Tentu lebih merepotkan mengatasi kebawelan mertua, atau berkutat dengan cara tercepat melunasi kredit rumah dibandingkan, berdamai dengan kecentulan asisten rumah tangga baru karena Anda membutuhkannya, dibandingkan: menuangkannya pada ujung jari Anda. Kemarahan yang menyulut tentang apa yang Anda lihat di media online, memang ada dan benar. Tapi ia cuma pemicu. Waspadai pada apa yang bercokol lama dalam emosi dan hati Anda. Pikiran negatif yang berulang.

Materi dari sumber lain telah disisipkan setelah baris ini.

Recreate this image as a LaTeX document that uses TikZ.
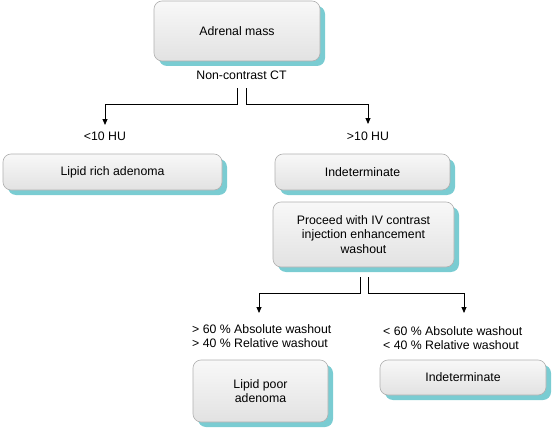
\documentclass[tikz,border=0pt]{standalone}
\usepackage{fontspec}
\setmainfont{Liberation Sans}
\usetikzlibrary{arrows.meta,shadows}
\definecolor{shadowc}{RGB}{122,204,210}
\definecolor{boxline}{RGB}{176,176,176}
\definecolor{boxtop}{RGB}{248,248,248}
\definecolor{boxbot}{RGB}{226,226,226}
\tikzset{
  flowbox/.style={rectangle, rounded corners=8pt, draw=boxline, line width=0.6pt,
    top color=boxtop, bottom color=boxbot, inner sep=0pt, align=center,
    font=\fontsize{12.3}{14.5}\selectfont,
    drop shadow={shadow xshift=5pt, shadow yshift=-5pt, fill=shadowc, opacity=1}},
  lbl/.style={inner sep=0pt, font=\fontsize{12.3}{14}\selectfont, text height=9pt, text depth=3pt},
  wash/.style={inner sep=0pt, align=left, font=\fontsize{12.3}{14}\selectfont},
  conn/.style={draw=black, line width=0.8pt},
  arr/.style={conn, -{Triangle[length=6pt,width=5pt]}}
}
\begin{document}
\begin{tikzpicture}[x=1pt,y=-1pt]
\useasboundingbox (0,0) rectangle (552,428);
% boxes
\node[flowbox, minimum width=166pt, minimum height=60pt] (adr) at (237,31) {Adrenal mass};
\node[lbl, anchor=base] (nct) at (241.5,80) {Non-contrast CT};
\node[lbl] (lt) at (105,137) {<10 HU};
\node[lbl] (rt) at (368,137) {>10 HU};
\node[flowbox, minimum width=219pt, minimum height=36pt] (lrich) at (112.5,172) {Lipid rich adenoma};
\node[flowbox, minimum width=175pt, minimum height=36pt] (ind1) at (362.5,172) {Indeterminate};
\node[flowbox, minimum width=181pt, minimum height=65pt] (pr) at (363.5,234.5) {Proceed with IV contrast\\injection enhancement\\washout};
\node[wash, anchor=west] (wl) at (192,336) {> 60 \% Absolute washout\\> 40 \% Relative washout};
\node[wash, anchor=west] (wr) at (383,338) {< 60 \% Absolute washout\\< 40 \% Relative washout};
\node[flowbox, minimum width=135pt, minimum height=62pt] (lpoor) at (260.5,391) {Lipid poor\\adenoma};
\node[flowbox, minimum width=166pt, minimum height=35pt] (ind2) at (463,377.5) {Indeterminate};
% arrow tips
\coordinate (t1) at (105,125);
\coordinate (t2) at (368,124);
\coordinate (t3) at (259,313);
\coordinate (t4) at (464,313);
% connectors
\draw[arr] ([xshift=-4pt,yshift=-5pt]nct.south) -- ++(0,16) -| (t1);
\draw[arr] ([xshift=4.5pt,yshift=-5pt]nct.south) -- ++(0,16) -| (t2);
\draw[arr] ([xshift=-3.5pt,yshift=-10pt]pr.south) -- ++(0,16) -| (t3);
\draw[arr] ([xshift=4.5pt,yshift=-10pt]pr.south) -- ++(0,16) -| (t4);
\end{tikzpicture}
\end{document}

Kenyataannya, ketika Anda sedang jatuh cinta, atau sedang promosi jabatan atau gaji naik signifikan, apa yang dilakukan si artis, si caleg dan sebagainya, ngga terlalu mengganggu. Kalau hidup Anda bahagia dan sangat menarik, Anda tidak akan punya waktu dan energi menyebarkan kebencian di sana sini. Anda terlalu sibuk bersyukur dan merayakan hal-hal baik yang terjadi pada hidup Anda, dibandingkan membully, dan terus menerus berkomen negatif terhadap hampir semua hal pada postingan berita yang kita baca.
Jadi, hati-hati, kalau huruf punya bau, pastikan hidung Anda sendiri, tidak akan sengsara karenanya.